Abbie’s life was one of hardship and she had a habit of compartmentalizing her feelings to the point of callousness with those around her. She felt fear and terror — not because of the monsters and demons that loomed in the shadows, but because she didn’t know how to relate to other people, to her sister, to her family and friends. Still, in spite of her uneasiness around others she was fiercely loyal, endlessly brave and powerful when those she cared about, but had trouble communicating with, were in danger.

Goodbye, Abbie Mills. You were fantastic.

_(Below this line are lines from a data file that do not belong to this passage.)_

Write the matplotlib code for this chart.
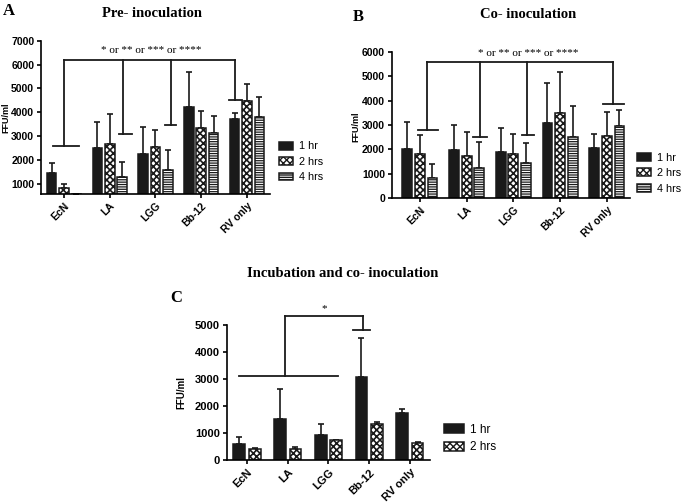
import numpy as np
import matplotlib.pyplot as plt

groups = ['EcN', 'LA', 'LGG', 'Bb-12', 'RV only']

# panel A: pre-inoculation
a_1hr = [1450, 2500, 2250, 4200, 3700]
a_1hr_err = [1870, 3600, 3390, 5680, 3950]
a_2hrs = [800, 2670, 2530, 3330, 4480]
a_2hrs_err = [1000, 3940, 3250, 4050, 5170]
a_4hrs = [580, 1270, 1550, 3140, 3800]
a_4hrs_err = [580, 1890, 2400, 3850, 4650]

# panel B: co-inoculation
b_1hr = [2010, 1960, 1900, 3070, 2060]
b_1hr_err = [3110, 3000, 2890, 4720, 2650]
b_2hrs = [1790, 1730, 1790, 3480, 2540]
b_2hrs_err = [2590, 2720, 2630, 5190, 3540]
b_4hrs = [830, 1240, 1450, 2520, 2940]
b_4hrs_err = [1390, 2310, 2270, 3770, 3630]

# panel C: incubation and co-inoculation
c_1hr = [610, 1540, 920, 3060, 1760]
c_1hr_err = [870, 2620, 1320, 4540, 1910]
c_2hrs = [420, 430, 730, 1330, 620]
c_2hrs_err = [440, 470, 760, 1410, 660]

labels = ['1 hr', '2 hrs', '4 hrs']
hatches = [None, 'xxxxx', '-------']
hatch_lw = [1.0, 1.2, 0.9]
faces = ['#1a1a1a', 'white', 'white']

fig = plt.figure(figsize=(6.85, 5.04), dpi=100)
axA = fig.add_axes([0.060, 0.615, 0.334, 0.304])
axB = fig.add_axes([0.572, 0.607, 0.348, 0.290])
axC = fig.add_axes([0.331, 0.087, 0.297, 0.268])


def draw_bars(ax, series, errs, width, offsets):
    x = np.arange(len(groups))
    for i, (vals, top) in enumerate(zip(series, errs)):
        vals = np.array(vals)
        up = np.array(top) - vals
        with plt.rc_context({'hatch.linewidth': hatch_lw[i]}):
            ax.bar(x + offsets[i], vals, width, color=faces[i], hatch=hatches[i],
                   edgecolor='#1a1a1a', linewidth=1.1, label=labels[i], zorder=2)
        ax.errorbar(x + offsets[i], vals, yerr=[np.zeros_like(up), up], fmt='none',
                    ecolor='#1a1a1a', elinewidth=1.2, capsize=2.5, capthick=1.2, zorder=1)


def style(ax, lo, hi, step, fs):
    ax.spines['top'].set_visible(False)
    ax.spines['right'].set_visible(False)
    ax.spines['left'].set_linewidth(1.2)
    ax.spines['bottom'].set_linewidth(1.2)
    ax.set_ylim(lo, hi)
    ax.set_xticks(np.arange(len(groups)))
    ax.set_xticklabels(groups, rotation=45, ha='right', rotation_mode='anchor',
                       fontsize=fs, fontweight='bold', family='Liberation Sans')
    ticks = np.arange(step if lo > 0 else 0, hi + 1, step)
    ax.set_yticks(ticks)
    ax.set_yticklabels([str(int(t)) for t in ticks], fontsize=fs, fontweight='bold',
                       family='Liberation Sans')
    ax.tick_params(length=3, width=1.2, pad=2)
    ax.set_ylabel('FFU/ml', fontsize=fs - 1, fontweight='bold', family='Liberation Sans')


def bracket(ax, top, xs, ys, spans):
    kw = dict(color='#1a1a1a', lw=1.3, clip_on=False, zorder=3)
    ax.plot([xs[0], xs[-1]], [top, top], **kw)
    for x, y, (s0, s1) in zip(xs, ys, spans):
        ax.plot([x, x], [top, y], **kw)
        ax.plot([s0, s1], [y, y], **kw)


leg_kw = dict(loc='center left', frameon=False, handleheight=0.75, handletextpad=0.5,
              labelspacing=0.5, borderpad=0, borderaxespad=0)

# A
draw_bars(axA, [a_1hr, a_2hrs, a_4hrs], [a_1hr_err, a_2hrs_err, a_4hrs_err], 0.21, [-0.27, 0, 0.27])
axA.set_xlim(-0.5, 4.5)
style(axA, 560, 7000, 1000, 7.5)
bracket(axA, 6200, [0.0, 1.3, 2.33, 3.74], [2600, 3100, 3480, 4530],
        [(-0.24, 0.33), (1.2, 1.48), (2.2, 2.45), (3.6, 3.9)])
axA.text(1.91, 6600, '* or ** or *** or ****', ha='center', va='center', fontsize=8,
         family='Liberation Serif')
axA.yaxis.set_label_coords(-0.135, 0.5)
axA.legend(bbox_to_anchor=(1.04, 0.21), handlelength=1.3,
           prop={'family': 'Liberation Sans', 'size': 7.8}, **leg_kw)

# B
draw_bars(axB, [b_1hr, b_2hrs, b_4hrs], [b_1hr_err, b_2hrs_err, b_4hrs_err], 0.21, [-0.27, 0, 0.27])
axB.set_xlim(-0.6, 4.5)
style(axB, 0, 6000, 1000, 7.5)
bracket(axB, 5570, [0.16, 1.28, 2.29, 4.13], [2790, 2520, 2590, 3870],
        [(-0.05, 0.39), (1.14, 1.43), (2.18, 2.44), (3.92, 4.37)])
axB.text(2.31, 5930, '* or ** or *** or ****', ha='center', va='center', fontsize=8,
         family='Liberation Serif')
axB.yaxis.set_label_coords(-0.134, 0.49)
axB.legend(bbox_to_anchor=(1.03, 0.17), handlelength=1.3,
           prop={'family': 'Liberation Sans', 'size': 7.8}, **leg_kw)

# C
draw_bars(axC, [c_1hr, c_2hrs], [c_1hr_err, c_2hrs_err], 0.29, [-0.19, 0.19])
axC.set_xlim(-0.5, 4.5)
style(axC, 0, 5000, 1000, 8)
top = 5330
kw = dict(color='#1a1a1a', lw=1.3, clip_on=False, zorder=3)
axC.plot([0.92, 2.84], [top, top], **kw)
axC.plot([0.92, 0.92], [top, 3120], **kw)
axC.plot([-0.2, 2.23], [3120, 3120], **kw)
axC.plot([2.84, 2.84], [top, 4810], **kw)
axC.plot([2.61, 3.02], [4810, 4810], **kw)
axC.text(1.9, 5600, '*', ha='center', va='center', fontsize=8, family='Liberation Serif')
axC.yaxis.set_label_coords(-0.2, 0.5)
axC.legend(bbox_to_anchor=(1.07, 0.16), handlelength=1.7,
           prop={'family': 'Liberation Sans', 'size': 8.5}, **leg_kw)

serif_b = dict(family='Liberation Serif', fontweight='bold')
fig.text(0.004, 0.995, 'A', fontsize=12, va='top', **serif_b)
fig.text(0.222, 0.974, 'Pre- inoculation', fontsize=10.5, ha='center', va='center', **serif_b)
fig.text(0.515, 0.982, 'B', fontsize=12, va='top', **serif_b)
fig.text(0.771, 0.972, 'Co- inoculation', fontsize=10.5, ha='center', va='center', **serif_b)
fig.text(0.501, 0.458, 'Incubation and co- inoculation', fontsize=10.5, ha='center', va='center', **serif_b)
fig.text(0.248, 0.425, 'C', fontsize=12, va='top', **serif_b)

fig.savefig('out.png', dpi=100)
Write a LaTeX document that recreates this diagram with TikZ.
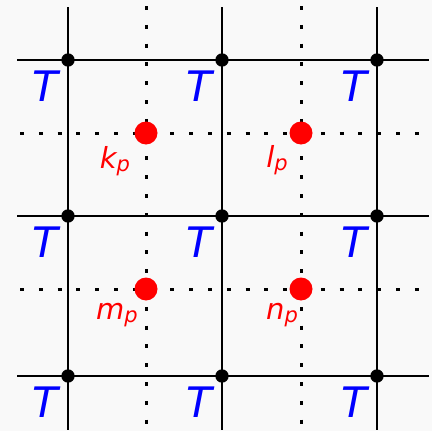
\documentclass[tikz,border=0pt]{standalone}
\usepackage{fontspec}
\setmainfont{DejaVu Sans}
\usetikzlibrary{calc}
\definecolor{bgray}{RGB}{249,249,249}
\newcommand{\psub}[2]{#1\raisebox{-3pt}{\fontsize{21}{21}\selectfont #2}}
\tikzset{
  gridline/.style={line width=2pt,black},
  dotline/.style={line width=3pt,black,dash pattern=on 4pt off 14.8pt},
  cross/.style={circle,fill=black,inner sep=0pt,minimum size=13.4pt},
  site/.style={circle,fill=red,inner sep=0pt,minimum size=23pt},
  tlabel/.style={text=blue,font=\fontsize{42}{42}\selectfont\itshape,inner sep=0pt},
  plabel/.style={text=red,font=\fontsize{29}{29}\selectfont\itshape,inner sep=0pt}}

\begin{document}
\begin{tikzpicture}[x=1pt,y=-1pt]
\fill[bgray] (0,0) rectangle (432,431);
\useasboundingbox (0,0) rectangle (432,431);
% dotted mid lines
\foreach \x in {146,301} \draw[dotline] (\x,6) -- (\x,431);
\foreach \y in {133,289} \draw[dotline] (20,\y) -- (432,\y);
% solid grid
\foreach \x in {68,222,377} \draw[gridline] (\x,7) -- (\x,430);
\foreach \y in {60,216,376} \draw[gridline] (17,\y) -- (429,\y);
% crossings and T labels
\foreach \x [count=\i] in {68,222,377}
  \foreach \y [count=\j] in {60,216,376}{
    \node[cross] (c\i\j) at (\x,\y) {};
    \node[tlabel] (t\i\j) at ($(c\i\j)+(-23,26)$) {T};
  }
% sites
\node[site] (k) at (146,133) {};
\node[site] (l) at (301,133) {};
\node[site] (m) at (146,289) {};
\node[site] (n) at (301,289) {};
\node[plabel] (kl) at ($(k)+(-31,28)$) {\psub{k}{p}};
\node[plabel] (ll) at ($(l)+(-24,27)$) {\psub{l}{p}};
\node[plabel] (ml) at ($(m)+(-29,26)$) {\psub{m}{p}};
\node[plabel] (nl) at ($(n)+(-19,26)$) {\psub{n}{p}};
\end{tikzpicture}
\end{document}
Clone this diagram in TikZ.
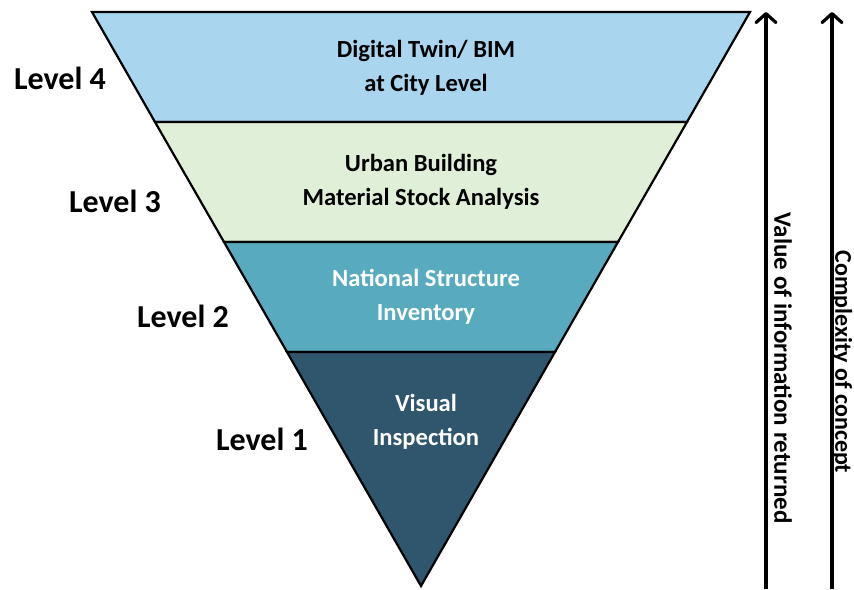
\documentclass[tikz,border=0pt]{standalone}
\usepackage{fontspec}
\setmainfont{Carlito}
\usetikzlibrary{arrows.meta,calc}
\definecolor{bandA}{HTML}{A9D5EF}
\definecolor{bandB}{HTML}{E0F0D8}
\definecolor{bandC}{HTML}{58ABBE}
\definecolor{bandD}{HTML}{2F566D}
\begin{document}
\begin{tikzpicture}[x=1pt,y=-1pt,
  band/.style={draw=black,line width=2.2pt,line join=miter},
  levellabel/.style={font=\bfseries\fontsize{32}{38}\selectfont,anchor=center,inner sep=0pt},
  bandtext/.style={font=\bfseries\fontsize{24.6}{34}\selectfont,align=center,inner sep=0pt},
  axisarrow/.style={line width=3.2pt,-{Straight Barb[length=9pt,width=20pt,line cap=round,line join=round]}},
  axislabel/.style={font=\bfseries\fontsize{24}{28}\selectfont,rotate=-90,inner sep=0pt}]
\useasboundingbox (0,0) rectangle (854,589);
% corners of the inverted pyramid
\coordinate (tl) at (92,12);
\coordinate (tr) at (750,12);
\coordinate (l1) at (155,122);
\coordinate (r1) at (687,122);
\coordinate (l2) at (224,242);
\coordinate (r2) at (618,242);
\coordinate (l3) at (287,352);
\coordinate (r3) at (555,352);
\coordinate (tip) at (421,586);
% bands
\draw[band,fill=bandA] (tl) -- (tr) -- (r1) -- (l1) -- cycle;
\draw[band,fill=bandB] (l1) -- (r1) -- (r2) -- (l2) -- cycle;
\draw[band,fill=bandC] (l2) -- (r2) -- (r3) -- (l3) -- cycle;
\draw[band,fill=bandD] (l3) -- (r3) -- (tip) -- cycle;
% band texts
\node[bandtext] (t4) at (426,68) {Digital Twin/ BIM\\at City Level};
\node[bandtext] (t3) at (421,182) {Urban Building\\Material Stock Analysis};
\node[bandtext,text=white] (t2) at (426,297) {National Structure\\Inventory};
\node[bandtext,text=white] (t1) at (426,422) {Visual\\Inspection};
% level labels
\node[levellabel] (lv4) at (60,78) {Level 4};
\node[levellabel] (lv3) at (115,201) {Level 3};
\node[levellabel] (lv2) at (183,316) {Level 2};
\node[levellabel] (lv1) at (262,439) {Level 1};
% axes
\coordinate (a1s) at (766,589);
\coordinate (a1e) at (766,12);
\coordinate (a2s) at (832,589);
\coordinate (a2e) at (832,12);
\draw[axisarrow] (a1s) -- (a1e);
\draw[axisarrow] (a2s) -- (a2e);
\node[axislabel,font=\bfseries\fontsize{25}{28}\selectfont] (ax1) at (783,368) {Value of information returned};
\node[axislabel] (ax2) at (842,362) {Complexity of concept};
\end{tikzpicture}
\end{document}
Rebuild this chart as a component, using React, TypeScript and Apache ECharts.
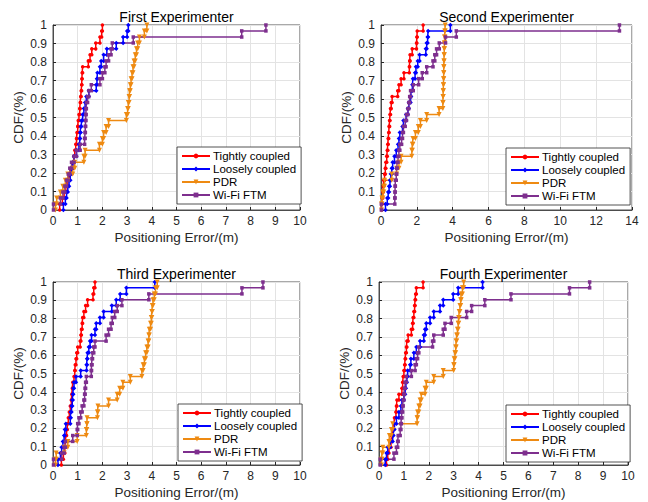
import React, { useEffect, useRef } from "react";
import * as echarts from "echarts";

// CDF levels (31 samples per method)
const cdfLevels = [0.032, 0.065, 0.097, 0.129, 0.161, 0.194, 0.226, 0.258, 0.29, 0.323, 0.355, 0.387, 0.419, 0.452, 0.484, 0.516, 0.548, 0.581, 0.613, 0.645, 0.677, 0.71, 0.742, 0.774, 0.806, 0.839, 0.871, 0.903, 0.935, 0.968, 1.0];

const methodNames = ["Tightly coupled", "Loosely coupled", "PDR", "Wi-Fi FTM"];
const titles = ["First Experimenter", "Second Experimenter", "Third Experimenter", "Fourth Experimenter"];
const xMaxes = [10, 14, 10, 10];
const xIntervals = [1, 2, 1, 1];

// Sorted positioning errors (m) for each experimenter
const s1Tight = [0.27, 0.38, 0.45, 0.52, 0.6, 0.66, 0.72, 0.8, 0.84, 0.88, 0.92, 0.95, 0.97, 1.0, 1.02, 1.05, 1.08, 1.1, 1.12, 1.14, 1.16, 1.17, 1.18, 1.2, 1.43, 1.5, 1.57, 1.73, 1.9, 1.97, 2.0];
const s1Loose = [0.42, 0.5, 0.55, 0.6, 0.65, 0.7, 0.75, 0.8, 0.85, 0.95, 1.05, 1.08, 1.1, 1.12, 1.15, 1.2, 1.25, 1.3, 1.35, 1.45, 1.75, 1.78, 1.8, 1.9, 1.95, 2.05, 2.18, 2.56, 2.84, 3.0, 3.05];
const s1Pdr = [0.1, 0.15, 0.3, 0.4, 0.5, 0.6, 0.8, 0.88, 1.25, 1.3, 1.88, 2.0, 2.05, 2.15, 2.25, 2.97, 3.02, 3.05, 3.08, 3.1, 3.13, 3.16, 3.2, 3.24, 3.28, 3.33, 3.38, 3.43, 3.5, 3.7, 3.8];
const s1Ftm = [0.02, 0.3, 0.4, 0.48, 0.55, 0.62, 0.68, 0.75, 0.85, 0.95, 1.1, 1.28, 1.3, 1.31, 1.32, 1.33, 1.34, 1.35, 1.4, 1.45, 1.55, 1.9, 2.0, 2.1, 2.15, 2.25, 2.35, 2.4, 3.25, 7.64, 8.62];

const s2Tight = [0.03, 0.06, 0.1, 0.13, 0.15, 0.2, 0.24, 0.27, 0.32, 0.35, 0.38, 0.4, 0.43, 0.45, 0.48, 0.5, 0.53, 0.57, 0.62, 0.93, 1.0, 1.12, 1.28, 1.58, 1.6, 1.62, 1.74, 1.98, 2.0, 2.02, 2.35];
const s2Loose = [0.25, 0.35, 0.4, 0.45, 0.5, 0.55, 0.6, 0.65, 0.75, 0.85, 0.95, 1.0, 1.05, 1.2, 1.25, 1.4, 1.5, 1.55, 1.65, 1.68, 1.75, 1.78, 1.9, 1.95, 2.05, 2.15, 2.5, 2.55, 2.6, 2.63, 3.87];
const s2Pdr = [0.03, 0.05, 0.1, 0.15, 0.2, 0.6, 0.87, 1.0, 1.12, 1.72, 1.75, 1.78, 1.92, 2.08, 2.2, 2.55, 3.24, 3.45, 3.46, 3.47, 3.48, 3.49, 3.5, 3.5, 3.51, 3.52, 3.53, 3.54, 3.55, 3.56, 3.58];
const s2Ftm = [0.02, 0.77, 0.78, 0.79, 0.8, 0.85, 0.88, 0.9, 0.95, 1.0, 1.05, 1.15, 1.2, 1.25, 1.35, 1.42, 1.5, 1.55, 1.6, 1.65, 1.8, 2.1, 2.3, 2.55, 2.9, 3.0, 3.1, 3.25, 3.6, 4.2, 13.3];

const s3Tight = [0.34, 0.42, 0.48, 0.5, 0.52, 0.55, 0.58, 0.62, 0.66, 0.7, 0.74, 0.76, 0.78, 0.8, 0.85, 0.88, 0.9, 0.93, 0.96, 1.0, 1.1, 1.13, 1.15, 1.18, 1.2, 1.25, 1.32, 1.4, 1.62, 1.65, 1.7];
const s3Loose = [0.2, 0.3, 0.35, 0.4, 0.45, 0.48, 0.52, 0.7, 0.72, 0.75, 0.78, 0.8, 0.82, 0.85, 0.93, 1.12, 1.36, 1.38, 1.4, 1.45, 1.5, 1.56, 1.7, 1.75, 1.9, 2.05, 2.38, 2.56, 2.72, 2.97, 4.12];
const s3Pdr = [0.1, 0.13, 0.45, 0.6, 0.98, 1.35, 1.37, 1.38, 1.8, 1.82, 2.25, 2.6, 2.7, 2.83, 3.13, 3.6, 3.65, 3.7, 3.75, 3.8, 3.85, 3.88, 3.9, 3.95, 3.98, 4.0, 4.02, 4.05, 4.1, 4.15, 4.22];
const s3Ftm = [0.02, 0.35, 0.45, 0.5, 0.8, 0.98, 1.0, 1.05, 1.12, 1.18, 1.25, 1.28, 1.3, 1.32, 1.35, 1.55, 1.56, 1.58, 1.6, 1.65, 1.7, 2.15, 2.25, 2.35, 2.4, 2.5, 2.6, 2.79, 3.88, 7.65, 8.5];

const s4Tight = [0.3, 0.35, 0.4, 0.48, 0.5, 0.55, 0.6, 0.62, 0.68, 0.7, 0.72, 0.8, 0.92, 0.95, 0.97, 1.0, 1.03, 1.05, 1.07, 1.1, 1.12, 1.17, 1.3, 1.35, 1.37, 1.4, 1.43, 1.45, 1.47, 1.5, 1.77];
const s4Loose = [0.25, 0.3, 0.35, 0.45, 0.55, 0.58, 0.62, 0.7, 0.8, 0.88, 0.92, 1.0, 1.05, 1.08, 1.12, 1.15, 1.25, 1.28, 1.4, 1.5, 1.65, 1.8, 1.85, 1.9, 2.05, 2.2, 2.45, 2.58, 2.98, 3.18, 4.16];
const s4Pdr = [0.1, 0.12, 0.15, 0.4, 0.42, 0.5, 0.55, 1.53, 1.55, 1.6, 1.65, 1.7, 1.85, 1.9, 2.2, 2.58, 3.0, 3.02, 3.05, 3.08, 3.1, 3.12, 3.15, 3.18, 3.2, 3.22, 3.25, 3.28, 3.3, 3.35, 3.4];
const s4Ftm = [0.05, 0.6, 0.7, 0.75, 0.77, 0.85, 0.88, 0.9, 0.92, 0.95, 0.97, 1.0, 1.02, 1.05, 1.1, 1.3, 1.45, 1.5, 1.55, 1.6, 2.15, 2.2, 2.58, 2.65, 2.9, 3.52, 3.72, 4.25, 5.3, 7.65, 8.46];

const experiments = [
  [s1Tight, s1Loose, s1Pdr, s1Ftm],
  [s2Tight, s2Loose, s2Pdr, s2Ftm],
  [s3Tight, s3Loose, s3Pdr, s3Ftm],
  [s4Tight, s4Loose, s4Pdr, s4Ftm],
];

const FONT = "'Liberation Sans', Arial, Helvetica, sans-serif";
const TEXT = "#262626";
const colors = ["#ff0000", "#0000ff", "#ee8a12", "#7e2f8e"];
const symbols = ["circle", "diamond", "triangle", "rect"];
const symbolSizes = [3.5, 4.5, 5, 3.5];
const symbolRotates = [0, 0, 180, 0];

const grids = [
  { left: 53, top: 25, width: 247, height: 185 },
  { left: 381, top: 25, width: 251, height: 185 },
  { left: 53, top: 282, width: 247, height: 183 },
  { left: 379, top: 282, width: 249, height: 183 },
];
const legendPos = [
  { left: 177, top: 147 },
  { left: 506, top: 148 },
  { left: 178, top: 404 },
  { left: 506, top: 405 },
];

function stairs(xs: number[]): number[][] {
  const pts: number[][] = [[xs[0], 0]];
  xs.forEach((x, i) => {
    if (i > 0) pts.push([x, cdfLevels[i - 1]]);
    pts.push([x, cdfLevels[i]]);
  });
  return pts;
}

function fmtY(v: number) {
  if (Math.abs(v) < 1e-9) return "0";
  if (Math.abs(v - 1) < 1e-9) return "1";
  return v.toFixed(1);
}

export default function App() {
  const ref = useRef<HTMLDivElement>(null);
  useEffect(() => {
    if (!ref.current) return;
    const chart = echarts.init(ref.current, undefined, { renderer: "svg" });
    const series: any[] = [];
    experiments.forEach((exp, gi) => {
      exp.forEach((xs, mi) => {
        series.push({
          type: "line",
          name: methodNames[mi],
          xAxisIndex: gi,
          yAxisIndex: gi,
          data: stairs(xs),
          symbol: symbols[mi],
          symbolSize: symbolSizes[mi],
          symbolRotate: symbolRotates[mi],
          showSymbol: true,
          clip: true,
          lineStyle: { color: colors[mi], width: 1.5 },
          itemStyle: { color: colors[mi], borderWidth: 0 },
          emphasis: { disabled: true },
        });
      });
    });
    const option: any = {
      animation: false,
      backgroundColor: "#ffffff",
      textStyle: { fontFamily: FONT },
      grid: grids.map((g) => ({ ...g, show: true, borderColor: "#262626", borderWidth: 0.8, backgroundColor: "#ffffff" })),
      xAxis: grids.map((_, gi) => ({
        type: "value",
        gridIndex: gi,
        min: 0,
        max: xMaxes[gi],
        interval: xIntervals[gi],
        name: "Positioning Error/(m)",
        nameLocation: "middle",
        nameGap: 20,
        nameTextStyle: { fontSize: 13.5, color: TEXT, fontFamily: FONT },
        axisLine: { show: true, lineStyle: { color: "#262626", width: 0.8 } },
        axisTick: { show: true, inside: true, length: 3, lineStyle: { color: "#262626" } },
        axisLabel: { fontSize: 12, color: TEXT, margin: 5, fontFamily: FONT },
        splitLine: { show: true, lineStyle: { color: "#e3e3e3", width: 1 } },
      })),
      yAxis: grids.map((_, gi) => ({
        type: "value",
        gridIndex: gi,
        min: 0,
        max: 1,
        interval: 0.1,
        name: "CDF/(%)",
        nameLocation: "middle",
        nameGap: 28,
        nameTextStyle: { fontSize: 13.5, color: TEXT, fontFamily: FONT },
        axisLine: { show: true, lineStyle: { color: "#262626", width: 0.8 } },
        axisTick: { show: true, inside: true, length: 3, lineStyle: { color: "#262626" } },
        axisLabel: { fontSize: 12, color: TEXT, margin: 6, fontFamily: FONT, formatter: fmtY },
        splitLine: { show: true, lineStyle: { color: "#e3e3e3", width: 1 } },
      })),
      legend: legendPos.map((p) => ({
        ...p,
        orient: "vertical",
        data: methodNames,
        itemWidth: 28,
        itemHeight: 6,
        itemGap: 1,
        padding: [3, 5, 3, 4],
        borderColor: "#262626",
        borderWidth: 0.8,
        backgroundColor: "#ffffff",
        selectedMode: false,
        textStyle: { fontSize: 11.5, color: "#000", fontFamily: FONT, padding: [0, 0, 0, -2] },
      })),
      graphic: grids.map((g, gi) => ({
        type: "text",
        x: g.left + g.width / 2,
        y: g.top - 8,
        style: {
          text: titles[gi],
          fill: "#000",
          font: `14px ${FONT}`,
          textAlign: "center",
          textVerticalAlign: "middle",
        },
      })),
      series,
    };
    chart.setOption(option);
    return () => chart.dispose();
  }, []);
  return <div ref={ref} style={{ position: "absolute", left: 0, top: 0, width: 648, height: 502 }} />;
}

And, finally, thank you, Nicole Beharie. Thank you for putting so much humanity into this character. Thank you for making her terrible at talking about her feelings without looking away in embarrassment, but capable of shooting a gun without blinking. Thank you for making her multi-layered and multifaceted, with all the beloved contradictory behaviors we encounter while living life and being flawed, beloved contradictory people. You made a hero, a character we all can look up to, a person whose story deserved to be treated with more consideration, respect, and focus. You did wonders, you created someone great, and you made Abbie come alive.

Other Things:
  • The good things in this episode: a reference to one of my favorite Star Trek episodes (“The City on the Edge of Forever”), Shannyn Sossamon’s death scene performance, and that’s pretty much it. Everything else was painful or associated with something that was painful.
  • Since I have nothing else to put in this section, I’m going to run down an ending for this show that would have made more sense with the clues and plot elements we were given, plus the title of “Ragnarok”: Ragnarok is the apocalypse of Norse mythology, it’s the death of some major Norse gods and the destruction of all life, except for two humans who are meant to repopulate (i.e., save) the world when everything’s said and done. The show’s been emphasizing the pair of Witnesses and “destruction” and the end of the world, so what if they kept the idea of the Eternal Witnesses and changed one, little tiny thing: Ichabod dies, too. This would tie together the various hints we’ve gotten over the course of the season, including “destroyers” (because Ichabod and Abbie would be destroying themselves) and the parallel of the two world-saving Witnesses as the two world-repopulating Ragnarok survivors. Boom. Conclusive ending. Apocalypse averted, foreshadowing fulfilled.

1 comment:

  1. I think the show ultimately had three things to do in a single episode: wrap the season, send off Abbie (because the actor wasn't coming back), and hold out hope of a new path forward without Abbie if they get a new season, which might happen given the loss of Amrerican Idol. The result was a clunky, and mainly it failed because the show has been held together under the premise of two witnesses, and they had no way to maintain the cast as it was. You are right on every level otherwise. This was a mess, and it stands, hopefully, as the enigmatic ending to a show that constantly danced with promise, but could only shuffle its feet.